Sparkler is an early learning platform that measures child development and delivers personalized content and coaching to parents based on the results. Nickelodeon plans to integrate the technology into its $7.99 per month streaming service, which currently houses 1,500 titles. The service will enable parents to guide and support their kids’ continued growth and development through content and experiences on and off screen, with personalized features that track their progress over time.
According to Nickelodeon, which did not share specific numbers, subscriptions for the service have grown by triple digits year over year from 2017 to 2018.
Additionally, the company named Sparkler co-founder Kristen Kane executive vice president for Noggin, its child-focused streaming service, Noggin.
Kane will oversee the integration and has been tasked with leading Noggin’s direct-to-consumer strategy and planning the next phase of development as an educational streaming service.

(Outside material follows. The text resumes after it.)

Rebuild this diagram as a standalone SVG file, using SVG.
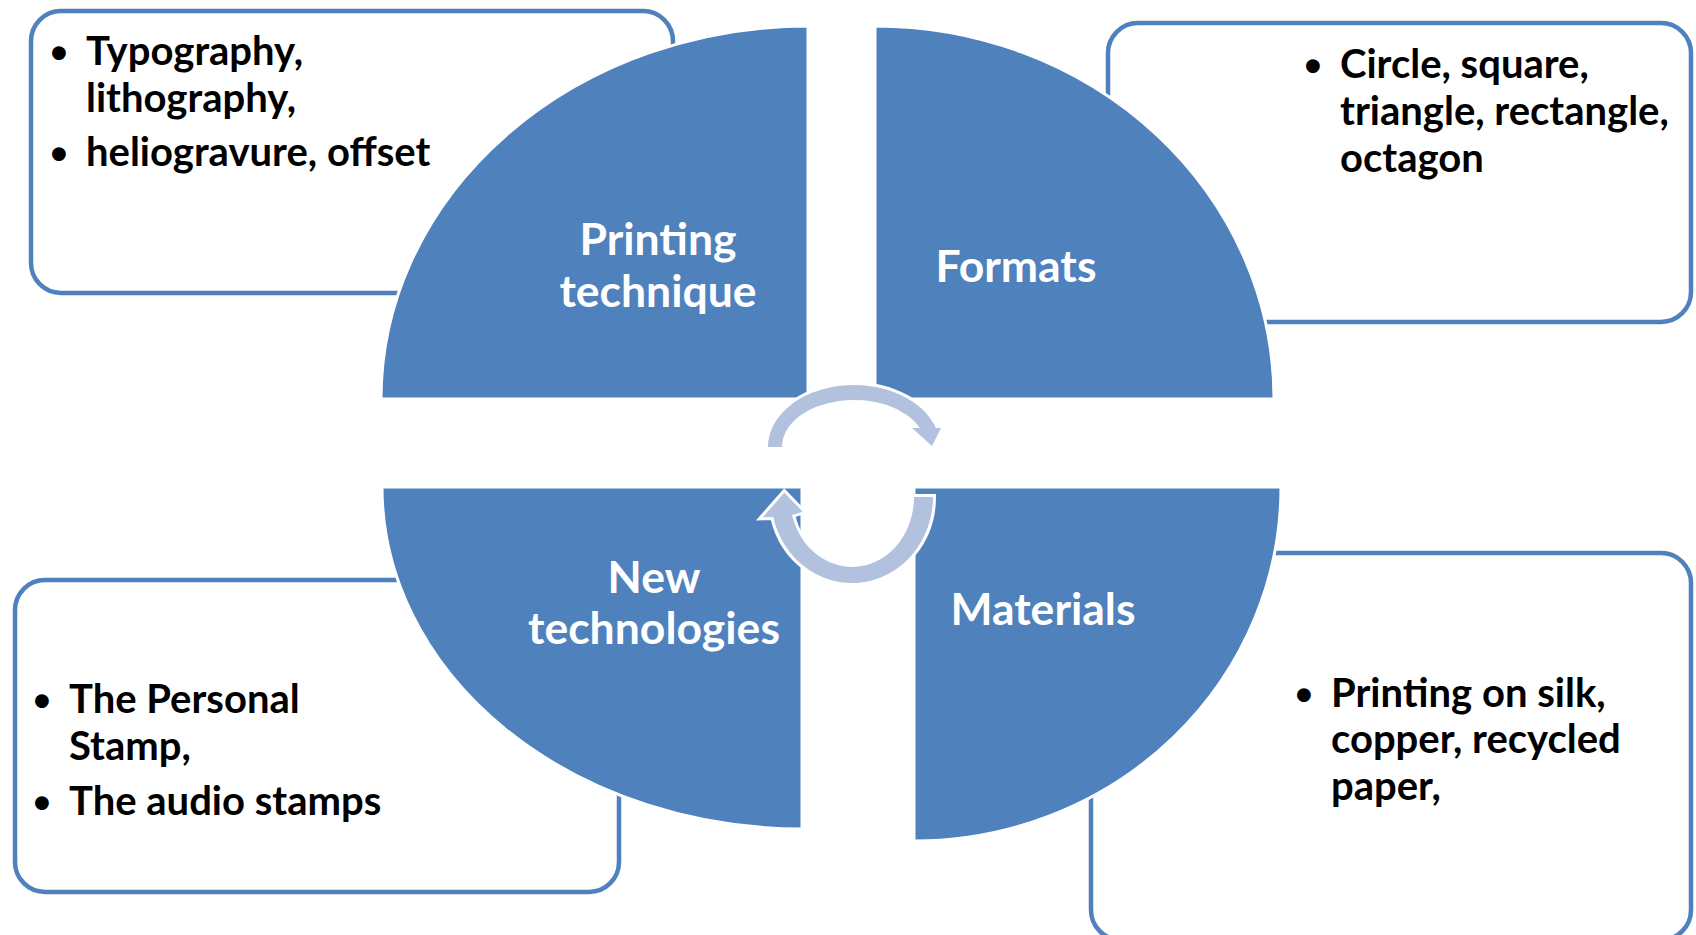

She will be based in New York and report to Nickelodeon president Brian Robbins.
“Pairing Sparkler’s capabilities with our curriculum-driven content will fully transform Noggin into a premier interactive learning destination for preschoolers and their families,” Robbins said. “Kristen brings extensive experience in the education and technology space, and she will help drive Noggin’s growth with an increased focus on delivering even greater value to our direct-to-consumer service.”
Prior to Sparkler, Kane was chief operating officer at Amplify, an education technology company that collaborated with educators to create learning experiences for students K-12. She was also COO of the New York City Department of Education in the Bloomberg administration.
Launched in 2015, Noggin is available on IOS, Android, and Roku, as well as on Amazon’s Prime Video Channels and The Roku Channel.